Drillholes were targeted using a combination of IP anomalies, soil sampling and outcrop mapping to test a variety of possible target types and to assist with navigation through the larger hydrothermal system. Based on drill results, alteration and intersected base and precious metal concentrations appear to follow steeply dipping structures which splay out along more porous, mainly volcaniclastic host rocks forming a layer cake of intense and advanced argillic alteration zones. Mineralisation is likely to relate to multiple episodes of hydrothermal activity with distinct assemblages of gold, gold-silver-copper-antimony, lead-zinc-silver and zinc. This finding, together with clay mineralogy and alteration mapping, provides a vector to higher-temperature portions of the system. According to classic epithermal models, the gold-silver-copper-antimony mineralisation is likely to occur within, and in proximity to, hydrothermal breccias related to feeder structures. The latter are the main targets for follow-up drilling. Given the size and complexity of the system, it is expected that several polymetallic targets will be identified rather than a simple gold target as initially envisaged.

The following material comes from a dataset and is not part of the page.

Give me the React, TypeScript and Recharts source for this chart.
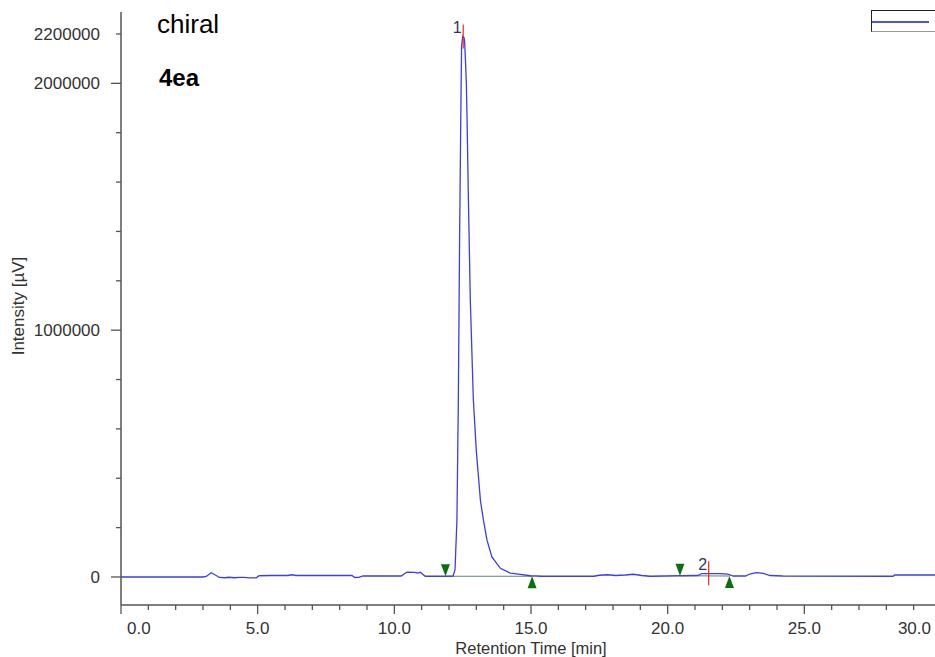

Drill results have already defined the first significant polymetallic target (MP-T1) which was intersected in drillholes MP006 and MP009 (Figure 2). The target follows a distinct WNW trend evidenced in geophysical and soil sampling datasets. Mineralisation in this target includes several distinct phases, such as a gold-copper-silver-antimony and a lead-zinc-silver phase. In both intersections, mineralisation is largely stratabound, likely reflecting the dispersion of metal-rich fluids from a proximal feeder structure into the surrounding intensely altered host rock. The mineralisation intersected in MP006 is typical of what can be expected on the margins of a high-grade feeder zone which is further supported by resistivity data (Figure 3). For comparison, a section illustrating the metal distribution at the Chelopech deposits is shown in Figure 4. Note the limited spatial extent of the copper-gold-antimony mineralisation providing support for the proximal (with respect to the feeder zone) location of the intersection in drillhole MP006.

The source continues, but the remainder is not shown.